During the course of the past two days we have had a series of what I consider to be misleading descriptions of the European Community. The hon. Member for Newham, South (Mr. Spearing) said that it was "pale blue". He implied that the European Community was for the benefit of what he called capitalists. I would say to him that if he likes to make a detailed examination—and I have asked my right hon. Friend the Member for Jarrow to do this, too—of the areas of public ownership that are to be found within the European Community, he will find that Britain is not at the top of the league but that it is behind France and Germany. He will find that there is no restriction within the workings of the Treaty of Rome which will prevent the Secretary of State for Trade or the Secretary of State for Industry from coming to the House with proposals for radically reorganising the British economy. There are no restrictions that one can see in the practice of the European Community.

It is very important to say that because I think it will be one of the arguments used by the opponents of staying in the Community that somehow or other a British Chancellor of the Exchequer will have to clear his Budget statement with our partners before he presents it to the House. I do not believe that to be the truth of the matter at all.

The right hon. Member for Stafford and Stone (Mr. Fraser) made what was I thought a most interesting speech because he put the matter in historical perspective, and one must see this debate, which has, after all, been going on for 15 years, in historical perspective. But he also touched on the real nub of the problem as far as we on this side of the House are concerned when he mentioned the right hon Member for Sidcup (Mr. Heath), because it was he who negotiated British entry into the European Community. I said outside at the time, because I had lost my seat and was no longer in the House, that I thought that it was a commendable achievement, but the main missing ingredient in the presentation of the case by the right hon. Member for Sidcup was the common touch. The general population, particularly the people who support the party on this side of the House particularly trade's unionists, thought that the European Community was quite alien from what we were trying to achieve.

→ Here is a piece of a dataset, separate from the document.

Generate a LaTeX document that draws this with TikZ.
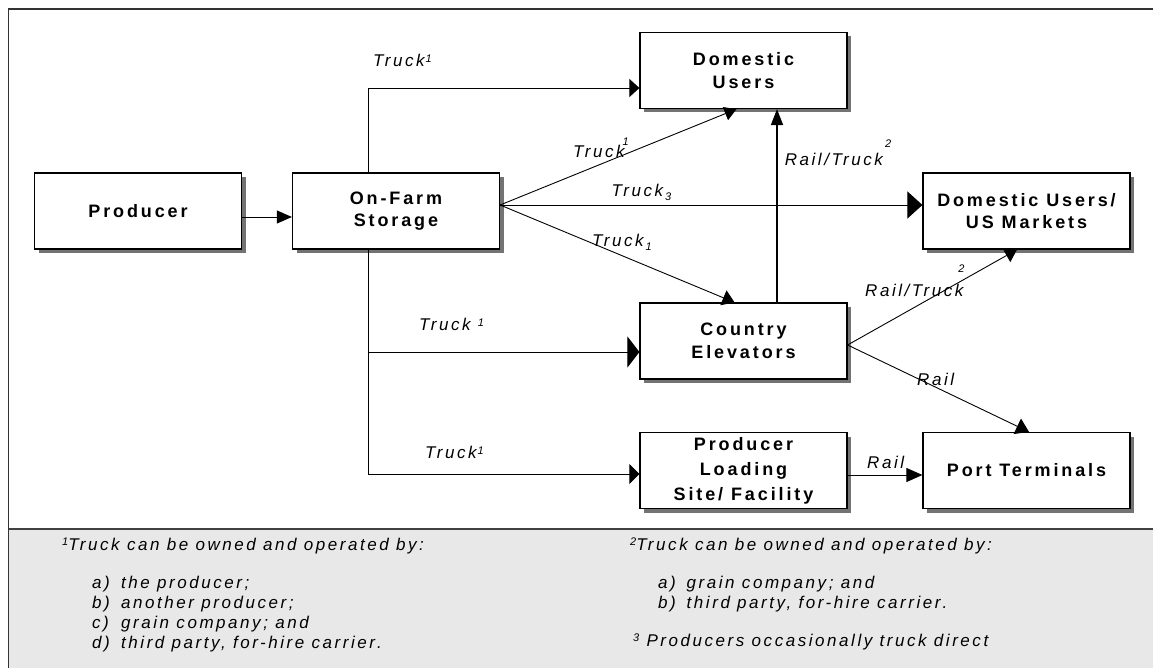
\documentclass[tikz,border=0pt]{standalone}
\usepackage{fontspec}
\setmainfont{Liberation Sans}
\newfontfamily\bxfont[LetterSpace=16]{Liberation Sans}
\newfontfamily\lbfont[LetterSpace=15]{Liberation Sans}
\usetikzlibrary{arrows.meta,shadows}
\newcommand{\supr}[3]{\kern#1\raisebox{#2}{\fontsize{11}{11}\selectfont #3}}
\begin{document}
\begin{tikzpicture}[x=1pt,y=-1pt,
  box/.style={draw=black, line width=1.2pt, fill=white, minimum width=207pt, minimum height=76pt,
    inner sep=0pt, align=center, font=\bxfont\bfseries\fontsize{18}{22.5}\selectfont,
    drop shadow={shadow xshift=4pt, shadow yshift=-4pt, fill=black!55, opacity=1}},
  conn/.style={line width=0.9pt, black},
  ar/.style 2 args={-{Triangle[length=#1,width=#2]}},
  lab/.style={font=\lbfont\itshape\fontsize{17}{19}\selectfont, inner sep=0pt, anchor=base west},
]
\useasboundingbox (0,0) rectangle (1153,668);
% background band and frame
\fill[black!9] (8.5,529) rectangle (1153,668);
\draw[line width=1.8pt, black!75] (8.5,529) -- (1153,529);
\draw[line width=1.8pt, black!80] (8.5,668) -- (8.5,9) -- (1153,9);

% boxes
\node[box] (prod) at (138,211) {Producer};
\node[box] (farm) at (396,211) {On-Farm\\Storage};
\node[box] (dom)  at (743.5,70.5) {Domestic\\Users};
\node[box] (domus) at (1026.5,211) {Domestic Users/\\US Markets};
\node[box] (ce)   at (743.5,341) {Country\\Elevators};
\node[box, font=\bxfont\bfseries\fontsize{18}{25}\selectfont] (pl) at (743.5,470.5) {Producer\\Loading\\Site/ Facility};
\node[box] (pt)   at (1026.5,470.5) {Port Terminals};

% connectors
\draw[conn, ar={15pt}{13pt}] ([yshift=-6pt]prod.east) -- ([yshift=-6pt]farm.west);
\draw[conn, ar={10pt}{18pt}] ([xshift=-28pt]farm.north) |- ([yshift=-17.5pt]dom.west);
\draw[conn, ar={12pt}{14pt}] ([yshift=6pt]farm.east) -- ([xshift=-7pt]dom.south);
\draw[conn, ar={15pt}{27pt}] ([yshift=6pt]farm.east) -- ([yshift=6pt]domus.west);
\draw[conn, ar={12pt}{16pt}] ([yshift=6pt]farm.east) -- ([xshift=-9pt]ce.north);
\draw[conn, ar={12pt}{31pt}] ([xshift=-28pt]farm.south) |- ([yshift=-11pt]ce.west);
\draw[conn, ar={10pt}{20pt}] ([xshift=-28pt]farm.south) |- ([yshift=-3.5pt]pl.west);
\draw[line width=1.6pt, ar={16pt}{12pt}] ([xshift=33.5pt]ce.north) -- ([xshift=33.5pt]dom.south);
\draw[conn, ar={12pt}{15pt}] ([yshift=-4pt]ce.east) -- ([xshift=-9.5pt]domus.south);
\draw[conn, ar={13pt}{17pt}] ([yshift=-4pt]ce.east) -- ([xshift=2.5pt]pt.north);
\draw[conn, ar={16pt}{14pt}] ([yshift=-4.5pt]pl.east) -- ([yshift=-4.5pt]pt.west);

% connector labels
\node[lab] (t1) at (373,67) {Truck\supr{1pt}{4pt}{1}};
\node[lab] (t2) at (573,158) {Truck\supr{-2pt}{12.5pt}{1}};
\node[lab] (t3) at (784.6,166) {Rail/Truck\supr{2pt}{18pt}{2}};
\node[lab] (t4) at (611.5,197) {Truck\supr{2pt}{-4pt}{3}};
\node[lab] (t5) at (592,247) {Truck\supr{2pt}{-4pt}{1}};
\node[lab] (t6) at (865,296) {Rail/Truck\supr{-5pt}{24pt}{2}};
\node[lab] (t7) at (419,330) {Truck \supr{0pt}{4pt}{1}};
\node[lab] (t8) at (425,458) {Truck\supr{1pt}{4pt}{1}};
\node[lab] (t9) at (917,385) {Rail};
\node[lab] (t10) at (867,468) {Rail};

% footnotes
\node[lab] (n1)  at (62,550) {\supr{0pt}{4.5pt}{1}Truck can be owned and operated by:};
\node[lab] (n1a) at (92,588) {\makebox[29pt][l]{a)}the producer;};
\node[lab] (n1b) at (92,608) {\makebox[29pt][l]{b)}another producer;};
\node[lab] (n1c) at (92,628) {\makebox[29pt][l]{c)}grain company; and};
\node[lab] (n1d) at (92,648) {\makebox[29pt][l]{d)}third party, for-hire carrier.};
\node[lab] (n2)  at (630,550) {\supr{0pt}{4.5pt}{2}Truck can be owned and operated by:};
\node[lab] (n2a) at (658,588) {\makebox[28.5pt][l]{a)}grain company; and};
\node[lab] (n2b) at (658,608) {\makebox[28.5pt][l]{b)}third party, for-hire carrier.};
\node[lab] (n3)  at (633,646) {\supr{0pt}{4.5pt}{3} Producers occasionally truck direct};
\end{tikzpicture}
\end{document}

I think the arguments were pitched in the wrong way. I am not trying to escape my own share of responsibility, because I had a hand in that campaign, since I have been a pro-Marketeer for a number of years, but I thought at the time and, looking back, feel retrospectively very strongly, that the emphasis always on the benefits purely in material terms—although I think they are there—were wrong and that some of the essential idealism had gone out of the debate.

I must say that I am less of a sceptic than my hon. Friend the Member for Birmingham, Ladywood (Mr. Walden) basically is about the European Community, although I fully understand his position. I was attracted to the European Community idea for its idealism, because I believed that it would be possible, with all the imperfections of the Treaty of Rome, to reorganise Europe in such a way that not only would we rid ourselves of the horrors of the two world wars but we would be able to play a major part in world politics; that we would be able to evolve into an interdependent relationship with the United States rather than a one-sided relationship in which the United States had all the power and most of all the influence. This was part of the basic idealism which motivated the European movement, and I do not think that need necessarily and wrongly be interpreted as anti-American, because I happen not to be anti-American.

At the same time, there must be an awareness by all of us, now that we go towards what I hope is the final hurdle in respect of British membership, that what we are trying to create here is an outward-looking Community. a Community which is concerned about the Third World. But we must also be aware that because of the difficulties which we have at the present moment, the industrial problems and some of the other problems which my hon. Friend the Member for Ladywood mentioned, there is a mood in this country—to be found not only in the United States, but in this country—of apprehension. People are uncertain. They hear many making speeches which give the impression that we are now facing—as indeed I think we are in many respects—the gravest crisis this country has faced since the inter-war period. People are therefore apprehensive.

In these circumstances, those of us who wish to see Britain firmly in Europe must argue the positive case that the only way we can overcome some of our problems is by working with like-sized and like-minded Powers in Europe; and we must admit at the same time that gradually there has to be a loss of sovereignty. I see no reason why we should run away from this because, if I have to generalise, I think that most British people would be confederalist rather than federalist. I think that most people who think the problem through in respect of the European Community realise that we are entering into a relationship with supranational implications, and it is only fair that those who argue the case should make that absolutely clear.

Although my right hon. Friend the Foreign Secretary has indicated that in the period of renegotiation the move towards monetary union has been temporarily put aside, it would be misleading the House to give the impression that this has been totally abandoned, because in fact it is part of the European idea. The timing is vitally important, and I agree with my right hon. Friend that to talk about monetary union by 1980 against the backcloth of a declining economic situation was dangerous nonsense.

Nevertheless, I firmly believe that the European Community will give us a chance, not to resurrect the glories of the past—because that is impossible—but, with France, Germany and the Benelux countries, to build a Europe which is sufficiently powerful in the areas of technology and science to compete on equal terms with the Soviet Union and the United States. That is no bad thing.